Have a pc400ap, was wondering if anybody ever put a big motor on this. Cause I added a chip collector and it lowered my air flow. Or should I just get a new unit. Any help would be appreciated.


----------



## UnisawGuy (Jul 20, 2014)

What size ductwork do you have? And how long is the longest run?


----------



## tvman44 (Dec 8, 2011)

I seriously doubt a larger motor will make any difference unless it turns faster, but then will the blower wheel hold up with the faster speed? I would start over with a larger DC.


----------



## iclight0 (Sep 12, 2011)

4" and It runs about 20 ft


----------



## TimPa (Jan 27, 2010)

agreed, the larger motor will likely not provide the improvement you are looking for with the original fan. and to upsize that would mean a bigger housing, which would mean a bigger .........


if you have eliminated all of the leaks, and as much friction as possible, and still unhappy results, then a larger dc is the answer.


----------



## UnisawGuy (Jul 20, 2014)

Changing to 5" or 6" duct work will improve your airflow greatly. Without the fan curve for that dc unit it is difficult to predict the improvement you will get.

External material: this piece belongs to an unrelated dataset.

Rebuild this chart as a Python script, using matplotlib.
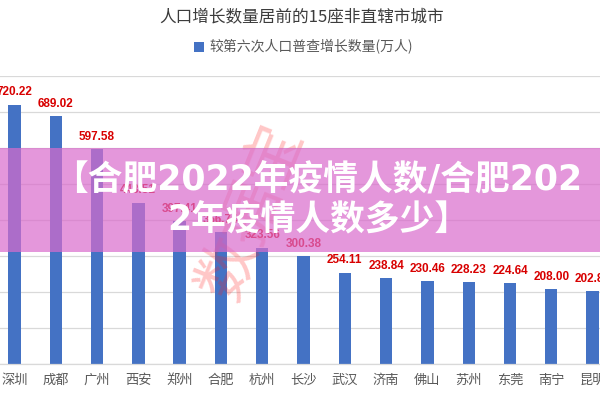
import matplotlib
matplotlib.use('Agg')
import matplotlib.pyplot as plt
from matplotlib.patches import Rectangle

plt.rcParams['font.family'] = ['Noto Sans CJK SC', 'DejaVu Sans']

# data
cities = ['深圳', '成都', '广州', '西安', '郑州', '合肥', '杭州', '长沙',
          '武汉', '济南', '佛山', '苏州', '东莞', '南宁', '昆明']
growth = [720.22, 689.02, 597.58, 448.51, 397.41, 366.74, 323.56, 300.38,
          254.11, 238.84, 230.46, 228.23, 224.64, 208.00, 202.81]

title = '人口增长数量居前的15座非直辖市城市'
series_name = '较第六次人口普查增长数量(万人)'
banner = '【合肥2022年疫情人数/合肥202\n2年疫情人数多少】'

BLUE = '#4472c4'
RED = '#d80000'
GRID = '#d9d9d9'

fig = plt.figure(figsize=(6, 4), dpi=100)
fig.patch.set_facecolor('white')

# chart area is cropped: first and last bar touch the edges
ax = fig.add_axes([0, 0.09, 1, 0.72])
x = range(len(cities))
bars = ax.bar(x, growth, width=0.3, color=BLUE, zorder=2, label=series_name)
ax.set_xlim(-0.351, 14.18)
ax.set_ylim(0, 800)
ax.set_yticks(range(0, 801, 100))
ax.set_yticklabels([])
ax.tick_params(axis='y', length=0)
ax.grid(axis='y', color=GRID, linewidth=0.9, zorder=0)
for s in ['top', 'left', 'right']:
    ax.spines[s].set_visible(False)
ax.spines['bottom'].set_color(GRID)
ax.spines['bottom'].set_linewidth(0.9)

ax.set_xticks(list(x))
ax.set_xticklabels(cities, fontsize=9.5, color='#595959')
ax.tick_params(axis='x', length=0, pad=7)

# value labels
for xi, v in zip(x, growth):
    ax.annotate(f'{v:.2f}', (xi, v), xytext=(0, 4.5), textcoords='offset points',
                ha='center', va='bottom', fontsize=8.5, fontweight='bold',
                color=RED, family='Liberation Sans', zorder=3)

# title and legend
fig.text(0.503, 0.9575, title, ha='center', va='center', fontsize=12, color='#3c3c3c')
fig.legend(handles=[bars], labels=[series_name], loc='center',
           bbox_to_anchor=(0.506, 0.8825), frameon=False, fontsize=10,
           labelcolor='#595959', handlelength=0.7, handleheight=0.7,
           handletextpad=0.4)

# watermark
fig.text(0.42, 0.47, '数据宝', rotation=68, ha='center', va='center',
         fontsize=44, color='#ff2020', alpha=0.25, zorder=4)

# pink banner over the chart
fig.patches.append(Rectangle((0, 0.37), 1, 0.26, transform=fig.transFigure,
                             facecolor=(0.85, 0.42, 0.80), alpha=0.7,
                             edgecolor='none', zorder=5))
fig.text(0.53, 0.498, banner, ha='center', va='center', multialignment='center',
         fontsize=25, fontweight='bold', color='white', linespacing=1.22,
         family=['DejaVu Sans', 'Noto Sans CJK SC'], zorder=6)

fig.savefig('out.png', dpi=100)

With the fan curve and static pressure chart it is a simple calculation to know the cfm and air velocity of different sized duct work. 
The static pressure chart is for proper dust collection duct work, not plastic water pipe.



iclight0 said:


> 4" and It runs about 20 ft


----------



## TimPa (Jan 27, 2010)

IF the unit has a dual 4" input, or an optional 5" or 6" adapter, the larger size can be used. if not it is advised to stay with the 4". as the pipe diameter increases, air speed decreases. smaller cfm units lose the ability quickly to keep the dust in suspension with slower air speed.


like unisaw mentioned, the performance info will help to determine those things.


show me the fan curve - good one!


----------



## BWSmith (Aug 24, 2010)

Probably shouldn't respond....oh well

A balance needs to be determined between velocity and volume.Larger pipe increases the volume but at the expense of extraction,which should be obvious.What is at question is the speed at which the chip load is coming off the tool head.

One thing that most manufacturers miss,purely from a price point POV,is fully developed "pickups".Properly designed port fabrication ain't easy or cheap.And although easy enough to model,the actual build takes handwork.

Therefore,a 4" primary with an engineered pickup can be made to work.Just sayin.


----------